Founded by filmmakers Koji Steven Sakai (screenwriter “The People I’ve Slept With “) and Quentin Lee (“Ethan Mao”,” Drift”, and “Flow”) in 2008 to showcase Asian / Asian American film works that have not yet had a chance to show in Los Angeles.
“Los Angeles is a postmodern collage of cultures and identity,” says founder Quentin Lee. “Even within the broader umbrella of the ‘Asian American’ community, there are Japanese, Korean, Chinese, Filipino, Vietnamese, Laotian and Cambodian Americans. Further diversifying the community are the divisions between first generation immigrants and those who were born here. ” “What Am I? Am I Japanese American? Am I Asian American? Am I American?
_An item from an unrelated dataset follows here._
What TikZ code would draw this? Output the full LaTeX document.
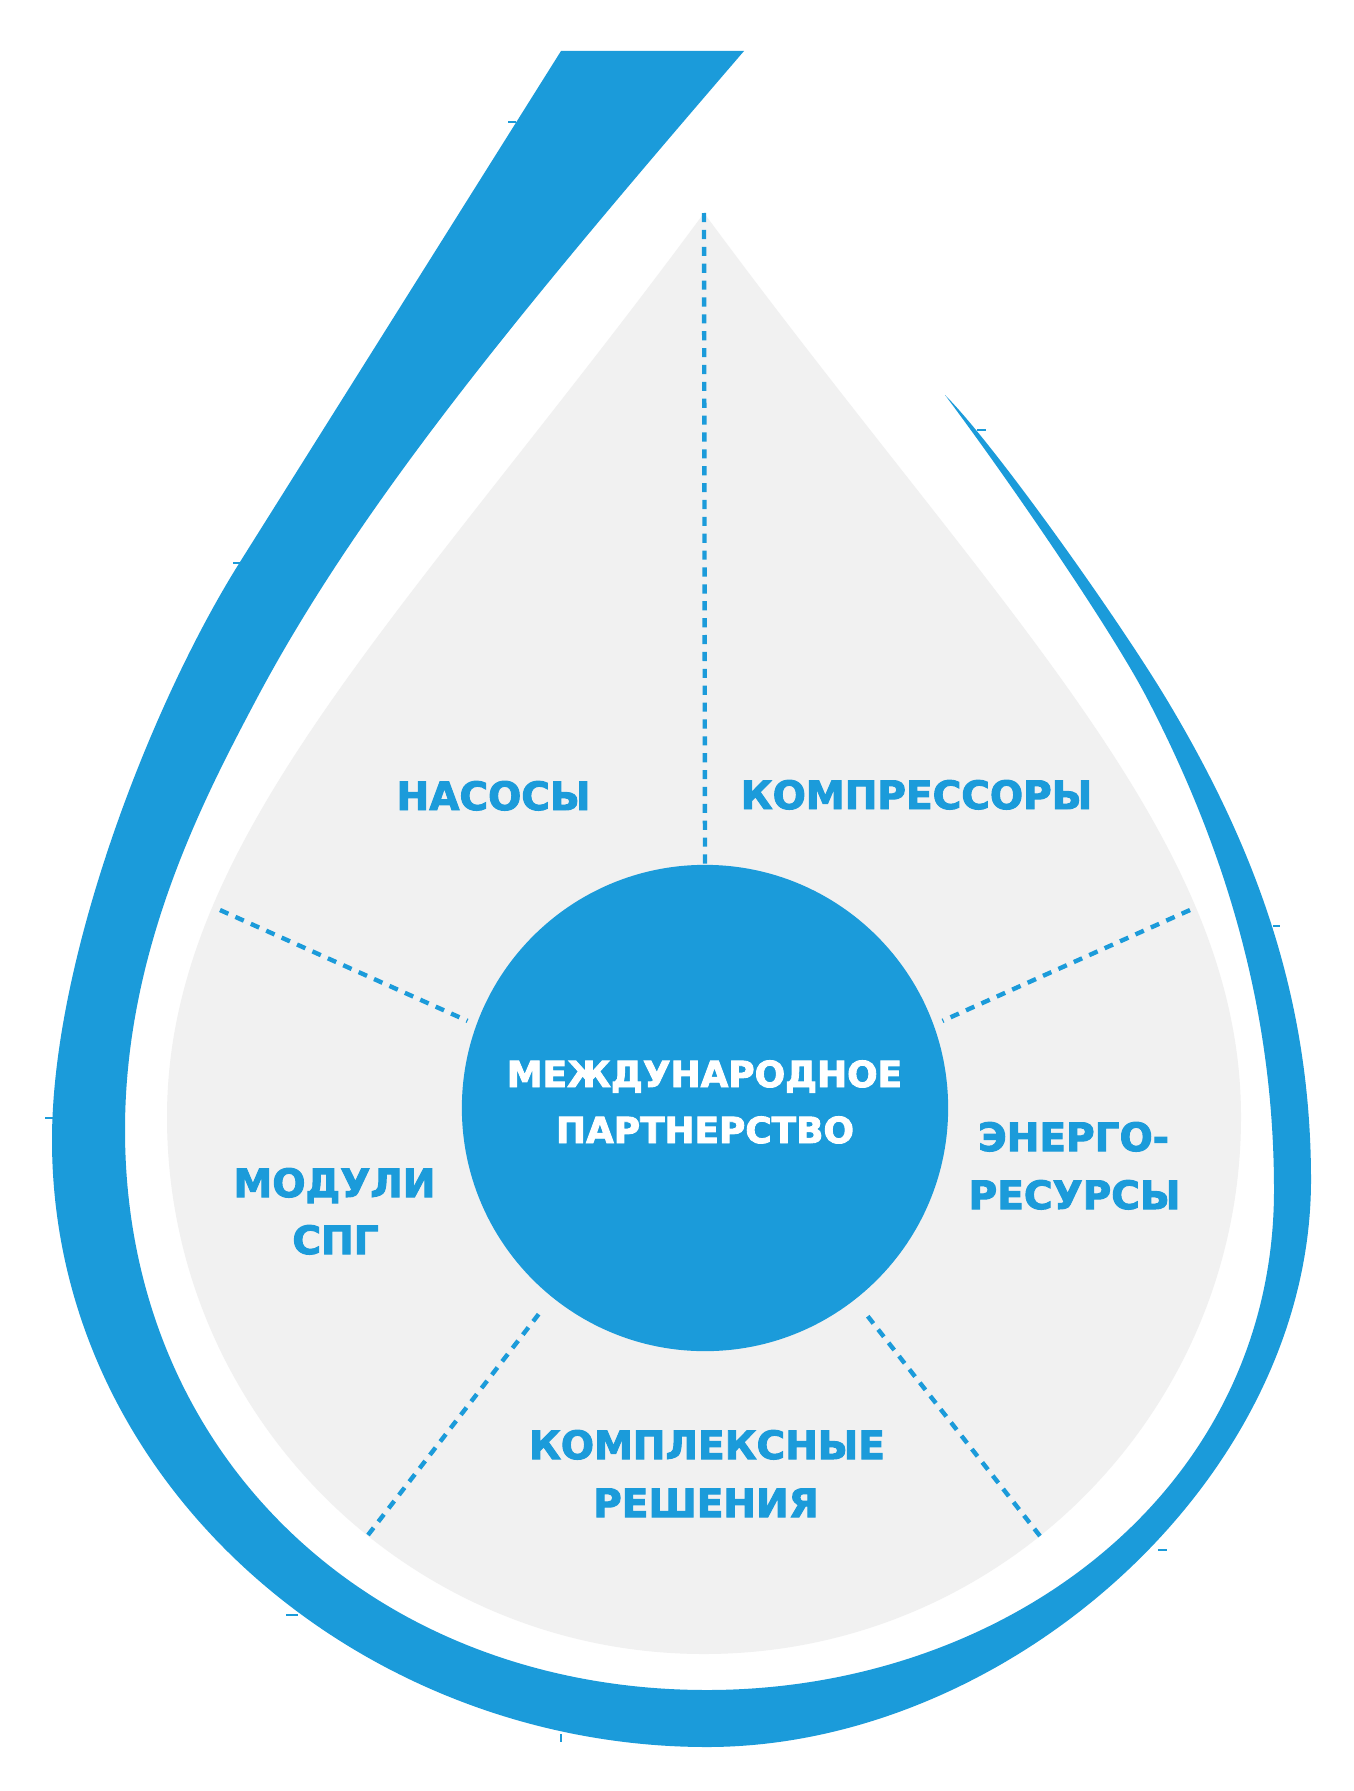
\documentclass[tikz,border=0pt]{standalone}
\usepackage{fontspec}
\setmainfont{DejaVu Sans}[BoldFeatures={FakeBold=2.5}]
\definecolor{dropblue}{RGB}{27,155,218}
\definecolor{dropgrey}{RGB}{241,241,241}
\begin{document}
\begin{tikzpicture}[x=0.01cm,y=-0.01cm,
  lbl/.style={font=\fontsize{11.1}{13}\selectfont\bfseries, text=dropblue, inner sep=0pt, anchor=base},
  hubtext/.style={font=\fontsize{10.2}{12}\selectfont\bfseries, text=white, inner sep=0pt, anchor=base},
  dotline/.style={draw=dropblue, line width=1.25pt, dash pattern=on 2.6pt off 2.2pt},
  tickmark/.style={draw=dropblue, line width=0.8pt},
  hubcircle/.style={circle, fill=dropblue, minimum size=4.86cm, inner sep=0pt}]

\useasboundingbox (0,0) rectangle (1353,1791);
\fill[white] (0,0) rectangle (1353,1791);

% outer blue band
\fill[dropblue]
  (561,51) -- (240,562)
  .. controls (150,705) and (52,960) .. (52,1140)
  .. controls (52,1485) and (362,1747) .. (707,1747)
  .. controls (1007,1747) and (1311,1480) .. (1311,1180)
  .. controls (1311,1000) and (1257,850) .. (1167,700)
  .. controls (1119,620) and (995,445) .. (945,395)
  .. controls (1005,475) and (1112,630) .. (1148,700)
  .. controls (1231,860) and (1274,1020) .. (1274,1190)
  .. controls (1274,1490) and (1007,1690) .. (707,1690)
  .. controls (377,1690) and (125,1460) .. (125,1130)
  .. controls (125,950) and (203,800) .. (256,700)
  .. controls (362,500) and (529,301) .. (744,51)
  -- cycle;

% small tick marks on the band
\draw[tickmark] (508,122) -- (516,122);
\draw[tickmark] (233,563) -- (241,563);
\draw[tickmark] (45,1118) -- (53,1118);
\draw[tickmark] (286,1615) -- (298,1615);
\draw[tickmark] (561,1734) -- (561,1742);
\draw[tickmark] (1158,1550) -- (1167,1550);
\draw[tickmark] (1273,926) -- (1280,926);
\draw[tickmark] (977,430) -- (986,430);

% grey drop
\coordinate (tip) at (704,213);
\fill[dropgrey] (tip) .. controls (409,613) and (167,837) .. (167,1117)
  arc[start angle=180, end angle=0, radius=537]
  .. controls (1241,837) and (999,613) .. (tip) -- cycle;

% hub
\node[hubcircle] (hub) at (705,1108) {};

% dotted connectors
\coordinate (ulEnd) at (220,910);
\coordinate (urEnd) at (1190,910);
\coordinate (llEnd) at (368,1535);
\coordinate (lrEnd) at (1040,1536);
\draw[dotline] (tip) -- (hub.north);
\draw[dotline, shorten >=2.6pt] (ulEnd) -- (hub.160);
\draw[dotline, shorten >=2.6pt] (urEnd) -- (hub.20);
\draw[dotline, shorten >=6pt] (llEnd) -- (hub.231);
\draw[dotline, shorten >=5.1pt] (lrEnd) -- (hub.308);

% texts
\node[hubtext] (hubA) at (704.5,1087) {МЕЖДУНАРОДНОЕ};
\node[hubtext] (hubB) at (705,1143) {ПАРТНЕРСТВО};
\node[lbl] (nas) at (493.5,810) {НАСОСЫ};
\node[lbl] (komp) at (916.5,809) {КОМПРЕССОРЫ};
\node[lbl] (enA) at (1073.5,1151) {ЭНЕРГО-};
\node[lbl] (enB) at (1074.5,1209) {РЕСУРСЫ};
\node[lbl] (modA) at (334.5,1197) {МОДУЛИ};
\node[lbl] (modB) at (335.5,1254) {СПГ};
\node[lbl] (kpA) at (707,1459) {КОМПЛЕКСНЫЕ};
\node[lbl] (kpB) at (706,1517) {РЕШЕНИЯ};
\end{tikzpicture}
\end{document}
ID Film Fest is meant to explore those similarities and differences; and through both, my hope is that everyone will be able to answer the basic question: ‘What are you?'” adds co-founder Koji Sakai.
This year’s ID Film Fest filmmakers and actors will include: PJ Raval, Jessica Sanders, Brent Anbe, William Lu, Feodor Chin, James Huang, Kerwin Berk, Hirokazu Koreeda, Kit Hui, Ming Lai, Eugenia Wan and Terrence Yin.
Highlights of this year’s ID Film Fest included the BATTLE OF THE PITCHES 2 where filmmakers will get a chance to participate in a live screenwriting pitch session with industry execs. Top five pitches in competition: Amy Anderson’s “Life with Amy” directed by Kelly Li; Jared Asato “Supreme” directed by Kelly Li; Ben Hsu “East Wilshire” directed by Anthony Bui; William Lu’s “Showstoppers” directed by William Lu; and Roy Vongtama’s “The Zone” directed by Ignatius Lin. Audience voting will factor in the awarding of some prizes.
Finalists for the API PILOT SHOOT OUT will present trailers of their work in competition.